The poem "To Autumn" is often referred to as Keats' most perfect poem. While Douglas Bush reads the poem as an instance of escapism - less a resolution of perplexities of life than an 'escape into the luxury of pure sensation'. This poem is about the season - autumn which is a season of fruitfulness. The fruits are ripened, hazelnuts get the sweet kernel, bees have continuous access to nectar, etc. These imageries which the poet has shown tells us that they forget that the season of autumn will also come to an end. In this poem, life shows the growth and maturity and death shows harvest. Autumn is shown as a reaper in the process of reaping. It is just a transitory phase.

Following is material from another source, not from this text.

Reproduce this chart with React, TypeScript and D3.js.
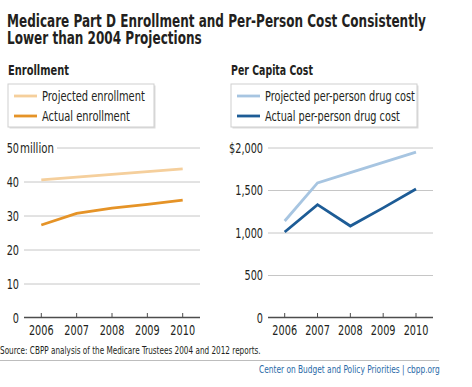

The season of autumn is also personified as a carefree woman who is drowsy and can spend her time, staring apples. The ending of the poem shows us the various sounds of mourning that nature creates. The end of the day also indicates towards the end of youth or life. The poet starts the poem by appreciating autumn but he also knows that it will end soon and it has all the time to watch the fruits being crushed, till the last drop of juice. Autumn is here to watch death and this season brings its awareness with itself. Winter, the end of autumn, is symbolic to death. The poet accepts the end as it is a natural part of life. Arthur Davenport reads this poem as a poem of "sorrow, loss, and bereavement".

Autumn doesn't care about any life and death but the writer is romanticizing it. The metaphor of women is used by the poet. "Maturing sun"- summer season, 'sitting careless' -carefree, "winnowing wind"- Abrams -When Keats autumn makes a personal appearance as a mature woman.

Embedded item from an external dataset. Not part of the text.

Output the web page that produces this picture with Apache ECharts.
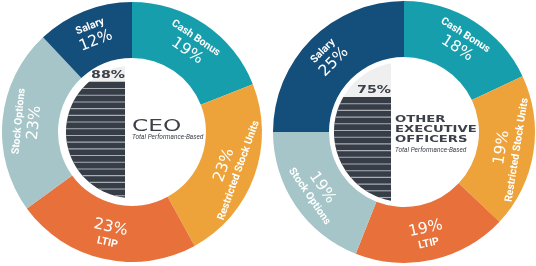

Autumn as a reaper in the process of reaping. "Gnats mourn" - insects are mourning the death of natural vegetation or impending death of the writer. Autumn has all the time to watch fruits being crushed. It is here to watch death. Keats is deliberating upon death and decay which is brought in the poem. Season of fruitfulness and a season of decay. The poet is creating a dichotomy of life and death both. It's a season of harvest. Constant chirping of birds symbolizes the end of the day, can be interpreted as the end of one's life or end of one's youth. The poet is talking about how this youthfulness has harvested.

The similarity between both the poems 'Ode to A Nightingale' and 'To Autumn' is that he illustrates how joy and sadness exist together. Being aware of death, he appreciates life by one's own mortality. He wants others to understand through his poem, that we should not take our life for granted. Both the poem oscillates between notions of life and death. Douglas Bush has identified not merely the evocative power of such implicit antitheses, but their function in the drama of the poem: 'The fact of death, real death, opens all the stops for what now becomes the dominant theme, the contrast between the mortality of man and the immortality of art'.